RIAU ONLINE, PEKANBARU - Golongan putih atau golput adalah sebuah istilah politik di Indonesia. Golput merupakan istilah untuk tidak mengambil bagian atau tidak memilih dalam upaya menjalankan demokrasi.
Fenomena golput biasa terjadi saat Pemilu. Seseorang memilih untuk golput atau tidak memberikan hak pilihnya saat pemilu karena berbagai hal. Seperti tidak mengetahui peserta pemilu, adanya kekecewaan, hingga tidak memiliki tanggung jawab untuk memilih.
Namun, berdasarkan Undang-undang (UU) Pemilu dan peraturan KPU (PKPU) istilah golput tidak dikenal dalam regulasi yang berkaitan dengan pemilu. Istilah yang dikenal adalah mempengaruhi atau mengajak pemilih untuk memilih atau tidak memilih peserta pemilu.
Pasal yang berkaitan dengan golput dalam Undang-Undang Nomor 7 tahun 2017 tentang Pemilu khususnya Pasal 515.

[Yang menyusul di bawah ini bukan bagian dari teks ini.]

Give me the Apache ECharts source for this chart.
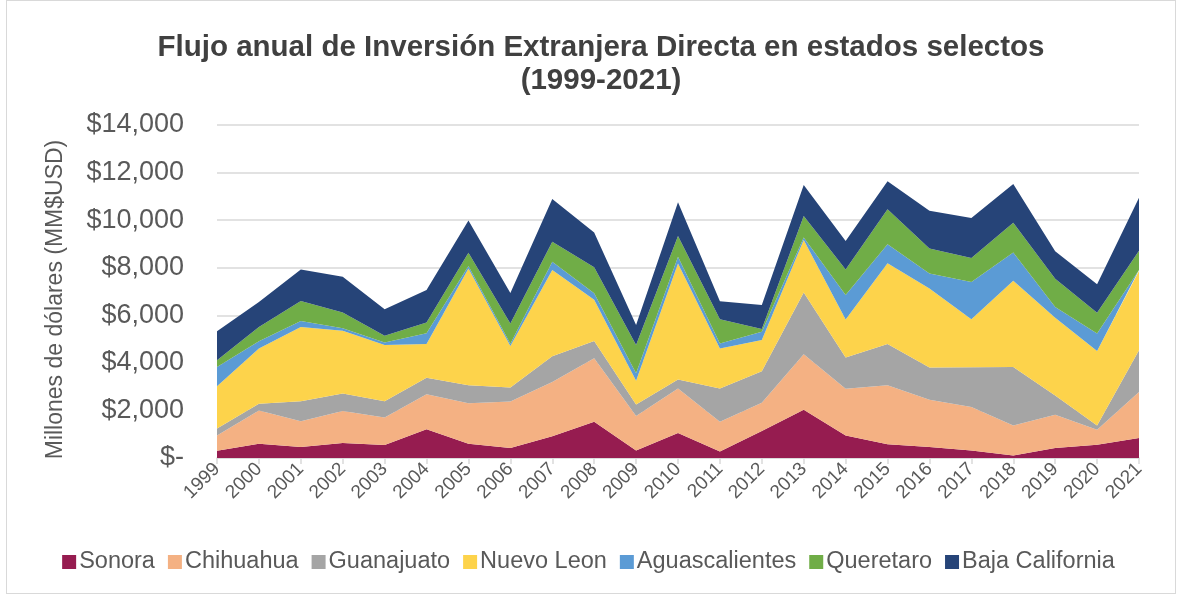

"Setiap orang yang dengan sengaja pada saat pemungutan suara menjanjikan atau memberikan uang atau materi lainnya kepada pemilih supaya tidak menggunakan hak pilihnya dengan cara tertentu sehingga surat suaranya tidak sah, dipidana dengan pidana penjara paling lama 3 (tiga) tahun dan denda paling banyak 36 juta rupiah," bunyi Pasal 515.
Berdasarkan Pasal 515 UU Pemilu tersebut, aksi kampanye golput hanya bisa dipidana jika:
1. Dilakukan pada saat hari pemungutan suara
2. Dilakukan dengan menjanjikan atau memberikan uang atau materi lainnya.
Ajakan golput yang memenuhi dua kriteria di atas bisa dikenakan sanksi pidana penjara paling lama 3 tahun, dan denda paling banyak Rp 36 juta. Tapi, selama kampanye golput tidak dilakukan pada hari pemungutan suara dan tidak melibatkan politik uang, maka pelakunya tidak bisa dipidana dengan UU Pemilu.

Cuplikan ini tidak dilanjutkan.